What to work on. Write out the material exactly, leaving every picture behind.

Given material.
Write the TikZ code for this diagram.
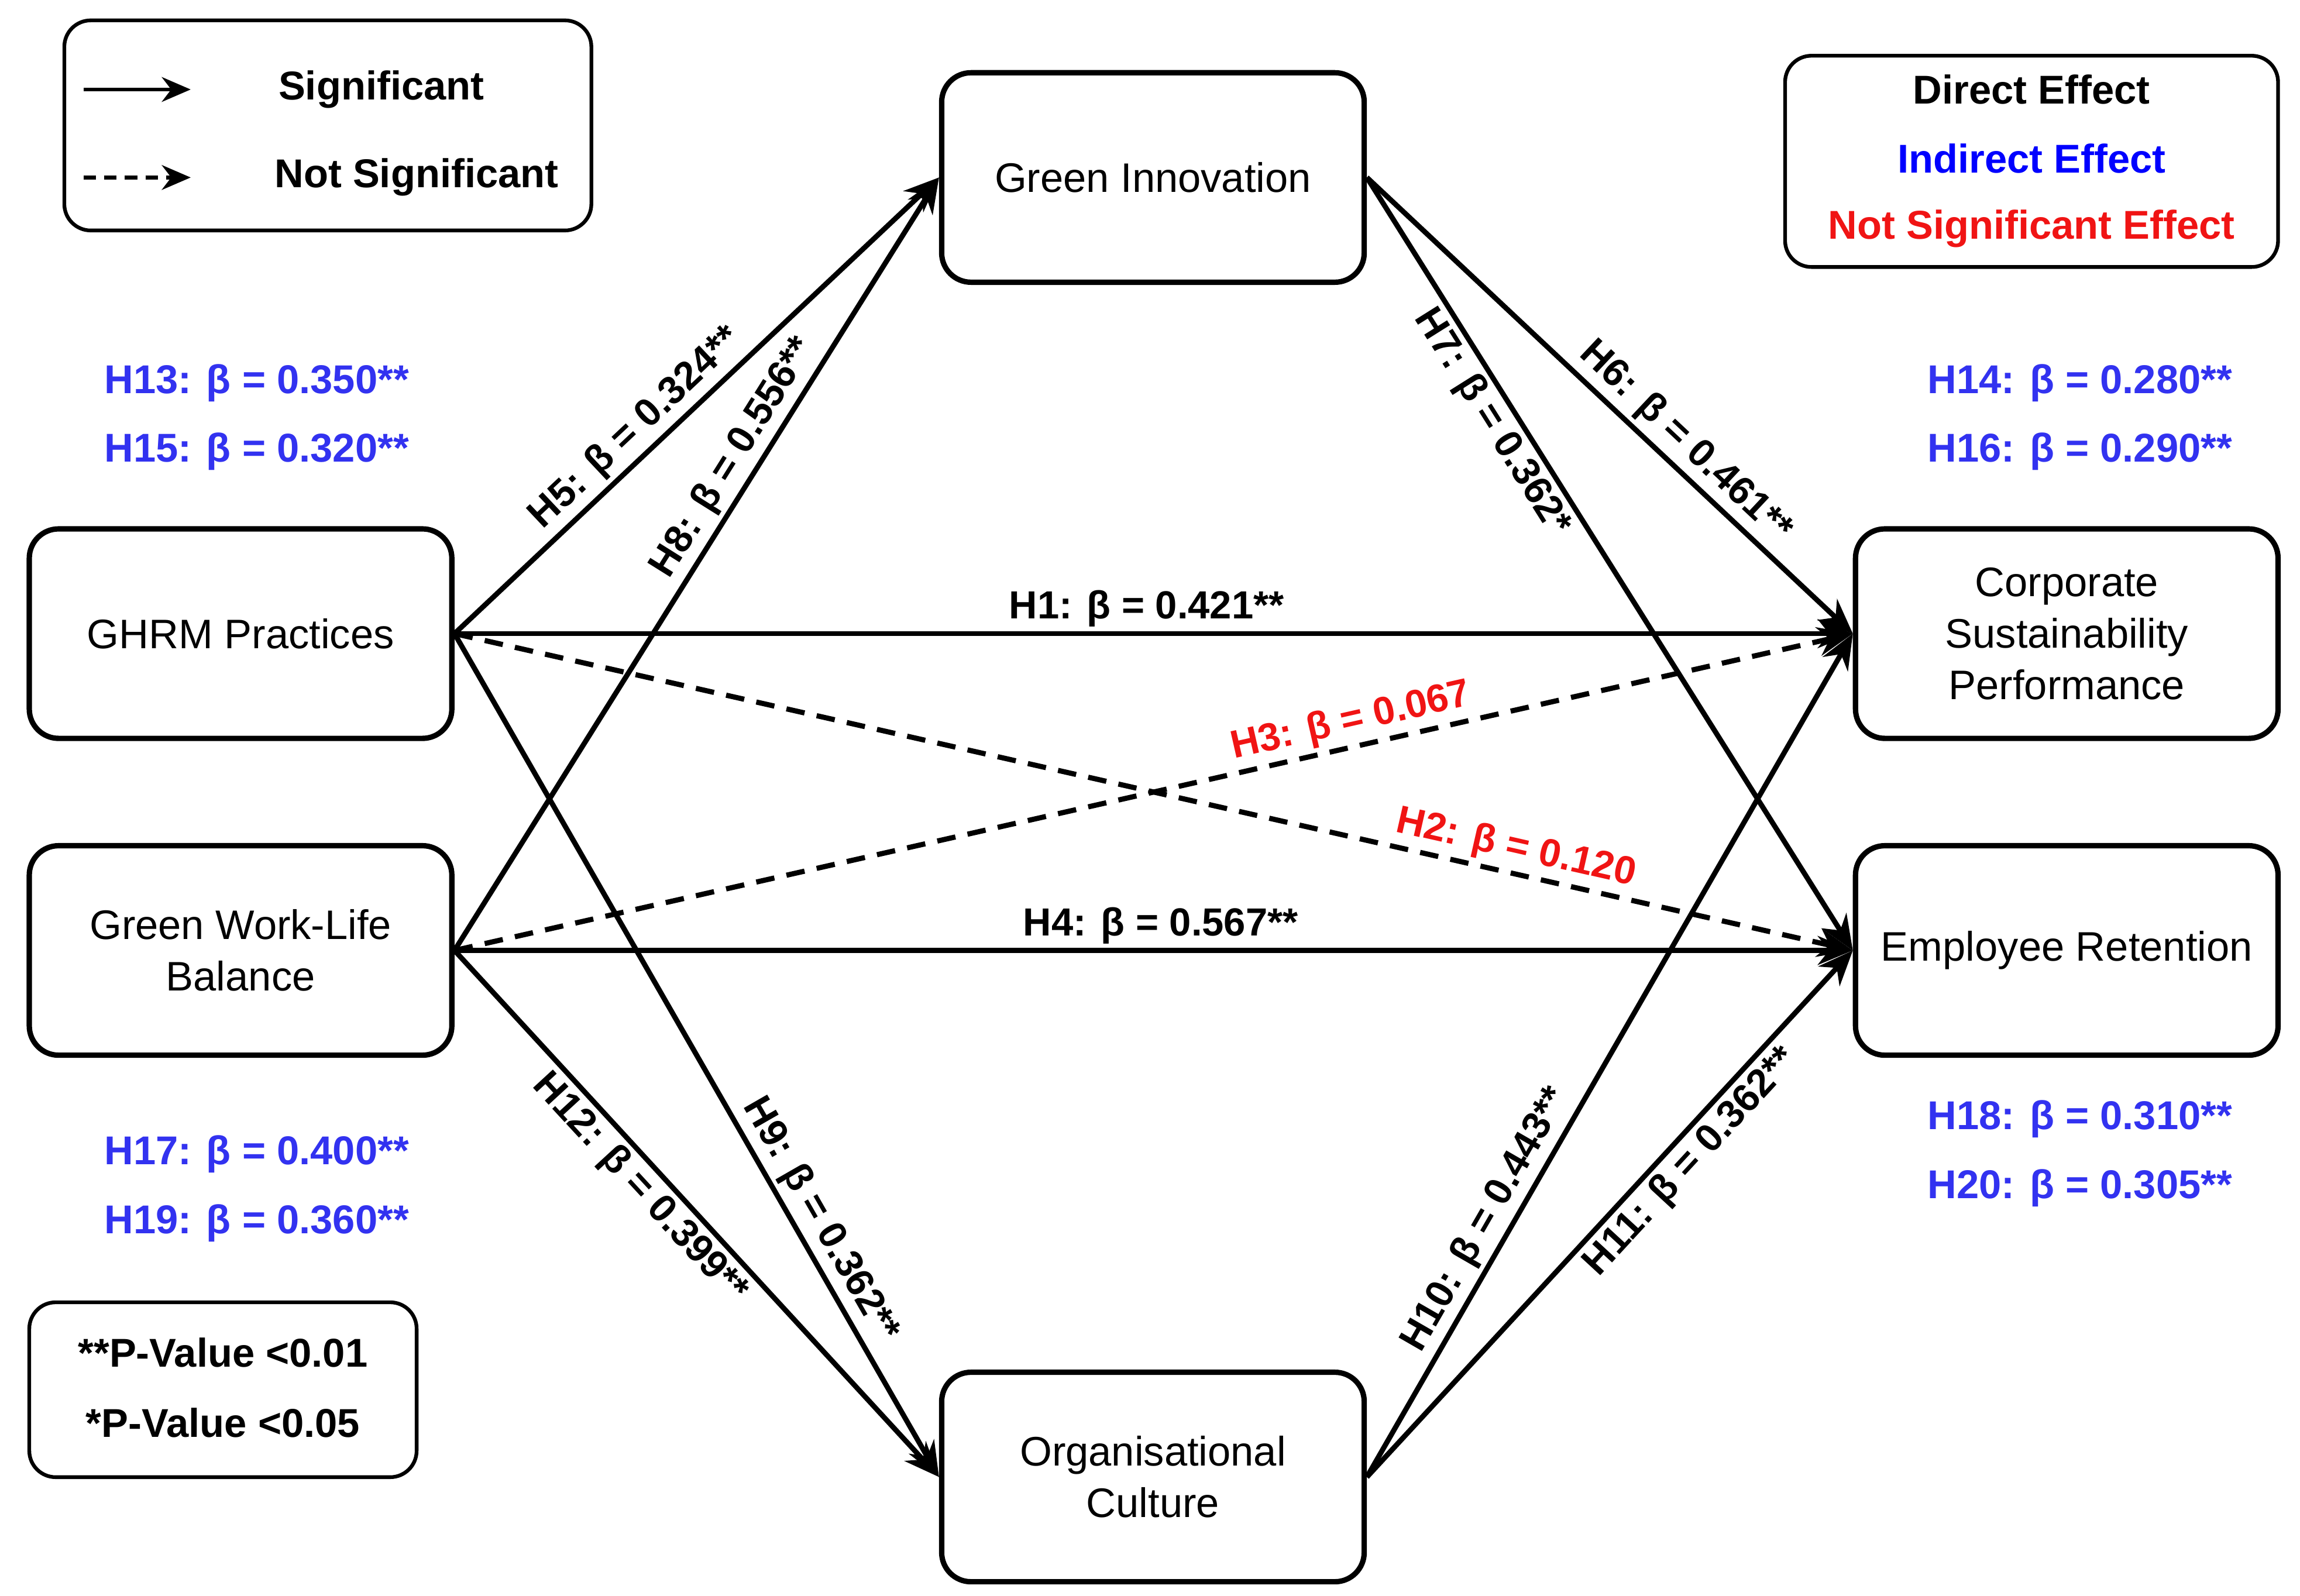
\documentclass[tikz,border=0pt]{standalone}
\usepackage{fontspec}
\setmainfont{Liberation Sans}
\usetikzlibrary{arrows.meta}
\definecolor{bl}{RGB}{50,50,240}
\definecolor{rd}{RGB}{240,20,20}
\begin{document}
\begin{tikzpicture}[x=0.025cm,y=-0.025cm,
 box/.style={draw,line width=2.6pt,rounded corners=0.5cm,minimum width=7.2cm,minimum height=3.57cm,align=center,font=\fontsize{20}{25}\selectfont},
 lbox/.style={draw,line width=1.8pt,rounded corners=0.45cm,inner sep=0pt},
 arr/.style={line width=2.5pt,-{Stealth[length=17pt,width=14pt]}},
 dsh/.style={arr,dash pattern=on 9pt off 6pt},
 lab/.style={font=\fontsize{19}{23}\selectfont\bfseries,sloped,inner sep=2pt},
 blt/.style={font=\fontsize{19.5}{23}\selectfont\bfseries,text=bl},
 leg/.style={font=\fontsize{19.5}{23}\selectfont\bfseries}]
\useasboundingbox (0,0) rectangle (1568,1088);
\node[box] (gi) at (786,121) {Green Innovation};
\node[box] (ghrm) at (164,432) {GHRM Practices};
\node[box] (gw) at (164,648) {Green Work-Life\\Balance};
\node[box] (csp) at (1409,432) {Corporate\\Sustainability\\Performance};
\node[box] (er) at (1409,648) {Employee Retention};
\node[box] (oc) at (786,1007) {Organisational\\Culture};
% legends
\node[lbox,minimum width=8.98cm,minimum height=3.58cm] (lg) at (223.5,85.5) {};
\coordinate (s1) at (57,61); \coordinate (s2) at (130,61);
\coordinate (d1) at (57,121); \coordinate (d2) at (130,121);
\draw[line width=1.8pt,-{Stealth[length=14pt,width=12pt]}] (s1) -- (s2);
\draw[line width=1.8pt,dash pattern=on 6pt off 4pt,-{Stealth[length=14pt,width=12pt]}] (d1) -- (d2);
\node[leg] (ls) at (260,61) {Significant};
\node[leg] (ln) at (284,121) {Not Significant};
\node[lbox,minimum width=8.4cm,minimum height=3.6cm] (eg) at (1385,110) {};
\node[leg] (e1) at (1385,61) {Direct Effect};
\node[leg,text=blue] (e2) at (1385,108) {Indirect Effect};
\node[leg,text=rd] (e3) at (1385,156) {Not Significant Effect};
\node[lbox,minimum width=6.6cm,minimum height=2.98cm] (pg) at (152,947.5) {};
\node[leg] (p1) at (152,922) {**P-Value <0.01};
\node[leg] (p2) at (152,970) {*P-Value <0.05};
% blue texts
\node[blt] (h13) at (175,261) {H13: β = 0.350**};
\node[blt] (h15) at (175,308) {H15: β = 0.320**};
\node[blt] (h14) at (1418,261) {H14: β = 0.280**};
\node[blt] (h16) at (1418,308) {H16: β = 0.290**};
\node[blt] (h17) at (175,787) {H17: β = 0.400**};
\node[blt] (h19) at (175,834) {H19: β = 0.360**};
\node[blt] (h18) at (1418,763) {H18: β = 0.310**};
\node[blt] (h20) at (1418,810) {H20: β = 0.305**};
% arrows
\draw[arr] (ghrm.east) -- (gi.west) node[lab,pos=0.41,above] {H5: β = 0.324**};
\draw[arr] (gw.east) -- (gi.west) node[lab,pos=0.62,above] {H8: β = 0.556**};
\draw[arr] (ghrm.east) -- (csp.west) node[lab,pos=0.495,above] {H1: β = 0.421**};
\draw[arr] (gw.east) -- (er.west) node[lab,pos=0.505,above] {H4: β = 0.567**};
\draw[dsh] (ghrm.east) -- (er.west) node[lab,pos=0.755,above,text=rd] {H2: β = 0.120};
\draw[dsh] (gw.east) -- (csp.west) node[lab,pos=0.645,above,text=rd] {H3: β = 0.067};
\draw[arr] (ghrm.east) -- (oc.west) node[lab,pos=0.71,above] {H9: β = 0.362**};
\draw[arr] (gw.east) -- (oc.west) node[lab,pos=0.42,below] {H12: β = 0.399**};
\draw[arr] (gi.east) -- (csp.west) node[lab,pos=0.62,above] {H6: β = 0.461**};
\draw[arr] (gi.east) -- (er.west) node[lab,pos=0.3,below] {H7: β = 0.362*};
\draw[arr] (oc.east) -- (csp.west) node[lab,pos=0.29,above] {H10: β = 0.443**};
\draw[arr] (oc.east) -- (er.west) node[lab,pos=0.63,below] {H11: β = 0.362**};
\end{tikzpicture}
\end{document}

Task result.
Write the TikZ code for this diagram.
\documentclass[tikz,border=0pt]{standalone}
\usepackage{fontspec}
\setmainfont{Liberation Sans}
\usetikzlibrary{arrows.meta}
\definecolor{bl}{RGB}{50,50,240}
\definecolor{rd}{RGB}{240,20,20}
\begin{document}
\begin{tikzpicture}[x=0.025cm,y=-0.025cm,
 box/.style={draw,line width=2.6pt,rounded corners=0.5cm,minimum width=7.2cm,minimum height=3.57cm,align=center,font=\fontsize{20}{25}\selectfont},
 lbox/.style={draw,line width=1.8pt,rounded corners=0.45cm,inner sep=0pt},
 arr/.style={line width=2.5pt,-{Stealth[length=17pt,width=14pt]}},
 dsh/.style={arr,dash pattern=on 9pt off 6pt},
 lab/.style={font=\fontsize{19}{23}\selectfont\bfseries,sloped,inner sep=2pt},
 blt/.style={font=\fontsize{19.5}{23}\selectfont\bfseries,text=bl},
 leg/.style={font=\fontsize{19.5}{23}\selectfont\bfseries}]
\useasboundingbox (0,0) rectangle (1568,1088);
\node[box] (gi) at (786,121) {Green Innovation};
\node[box] (ghrm) at (164,432) {GHRM Practices};
\node[box] (gw) at (164,648) {Green Work-Life\\Balance};
\node[box] (csp) at (1409,432) {Corporate\\Sustainability\\Performance};
\node[box] (er) at (1409,648) {Employee Retention};
\node[box] (oc) at (786,1007) {Organisational\\Culture};
% legends
\node[lbox,minimum width=8.98cm,minimum height=3.58cm] (lg) at (223.5,85.5) {};
\coordinate (s1) at (57,61); \coordinate (s2) at (130,61);
\coordinate (d1) at (57,121); \coordinate (d2) at (130,121);
\draw[line width=1.8pt,-{Stealth[length=14pt,width=12pt]}] (s1) -- (s2);
\draw[line width=1.8pt,dash pattern=on 6pt off 4pt,-{Stealth[length=14pt,width=12pt]}] (d1) -- (d2);
\node[leg] (ls) at (260,61) {Significant};
\node[leg] (ln) at (284,121) {Not Significant};
\node[lbox,minimum width=8.4cm,minimum height=3.6cm] (eg) at (1385,110) {};
\node[leg] (e1) at (1385,61) {Direct Effect};
\node[leg,text=blue] (e2) at (1385,108) {Indirect Effect};
\node[leg,text=rd] (e3) at (1385,156) {Not Significant Effect};
\node[lbox,minimum width=6.6cm,minimum height=2.98cm] (pg) at (152,947.5) {};
\node[leg] (p1) at (152,922) {**P-Value <0.01};
\node[leg] (p2) at (152,970) {*P-Value <0.05};
% blue texts
\node[blt] (h13) at (175,261) {H13: β = 0.350**};
\node[blt] (h15) at (175,308) {H15: β = 0.320**};
\node[blt] (h14) at (1418,261) {H14: β = 0.280**};
\node[blt] (h16) at (1418,308) {H16: β = 0.290**};
\node[blt] (h17) at (175,787) {H17: β = 0.400**};
\node[blt] (h19) at (175,834) {H19: β = 0.360**};
\node[blt] (h18) at (1418,763) {H18: β = 0.310**};
\node[blt] (h20) at (1418,810) {H20: β = 0.305**};
% arrows
\draw[arr] (ghrm.east) -- (gi.west) node[lab,pos=0.41,above] {H5: β = 0.324**};
\draw[arr] (gw.east) -- (gi.west) node[lab,pos=0.62,above] {H8: β = 0.556**};
\draw[arr] (ghrm.east) -- (csp.west) node[lab,pos=0.495,above] {H1: β = 0.421**};
\draw[arr] (gw.east) -- (er.west) node[lab,pos=0.505,above] {H4: β = 0.567**};
\draw[dsh] (ghrm.east) -- (er.west) node[lab,pos=0.755,above,text=rd] {H2: β = 0.120};
\draw[dsh] (gw.east) -- (csp.west) node[lab,pos=0.645,above,text=rd] {H3: β = 0.067};
\draw[arr] (ghrm.east) -- (oc.west) node[lab,pos=0.71,above] {H9: β = 0.362**};
\draw[arr] (gw.east) -- (oc.west) node[lab,pos=0.42,below] {H12: β = 0.399**};
\draw[arr] (gi.east) -- (csp.west) node[lab,pos=0.62,above] {H6: β = 0.461**};
\draw[arr] (gi.east) -- (er.west) node[lab,pos=0.3,below] {H7: β = 0.362*};
\draw[arr] (oc.east) -- (csp.west) node[lab,pos=0.29,above] {H10: β = 0.443**};
\draw[arr] (oc.east) -- (er.west) node[lab,pos=0.63,below] {H11: β = 0.362**};
\end{tikzpicture}
\end{document}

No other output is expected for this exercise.